Facts about depression:

1.    Men fly under the radar. Men don’t tend to talk about their feelings and are often more difficult to diagnose. They are more likely to act out depression in anger, irritability, or restlessness -- and “self- medicate” by drinking, and other reckless behaviors.
2.    Anyone can get depressed. Women are twice as likely to be diagnosed with depression – but that is because they are most likely to seek help and to admit feelings.
3.   It can sneak up slowly. Depression can be progressive – an increase in symptoms over a long period of time. It can also be a chronic low-level malaise that sucks the life out of your work and relationships.

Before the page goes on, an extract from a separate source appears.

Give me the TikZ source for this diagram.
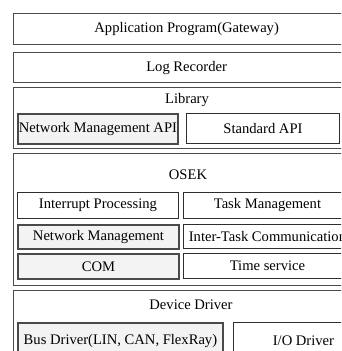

4.   Family history is not destiny. You may have an elevated risk based on family history, but it is not a sentence for life. Managing life stressors and getting counseling when needed will often hold it at bay.
5.  Depression imitates dementia. In older adults confusion, memory problems and occasionally even delusions can be the result of depression and can often be misdiagnosed as dementia.
6.   Positive thinking may help. Getting a hold of our negative self-talk and taking our thoughts captive in prayer and meditation may have a very positive effect. See Philippians 4:8
7.   Exercise is good medicine. Moderately intense exercise, especially in community or with friends is very helpful to combat the symptoms of mild to moderate depression.
8.  It’s not always depression. Sometimes it really is just grief, sadness and disappointment from negative life events. If the sadness from these events does not eventually lift but becomes chronic in nature, then it is time to check for depression.
9.   Hope for better days is real. Remember that it is hard to feel hopeful when caught in the clutches of depression. But depression is treatable and coping skills can be acquired.

If you or a loved one is either suffering from depression or unsure if you are – please get help. Better days are yet to come.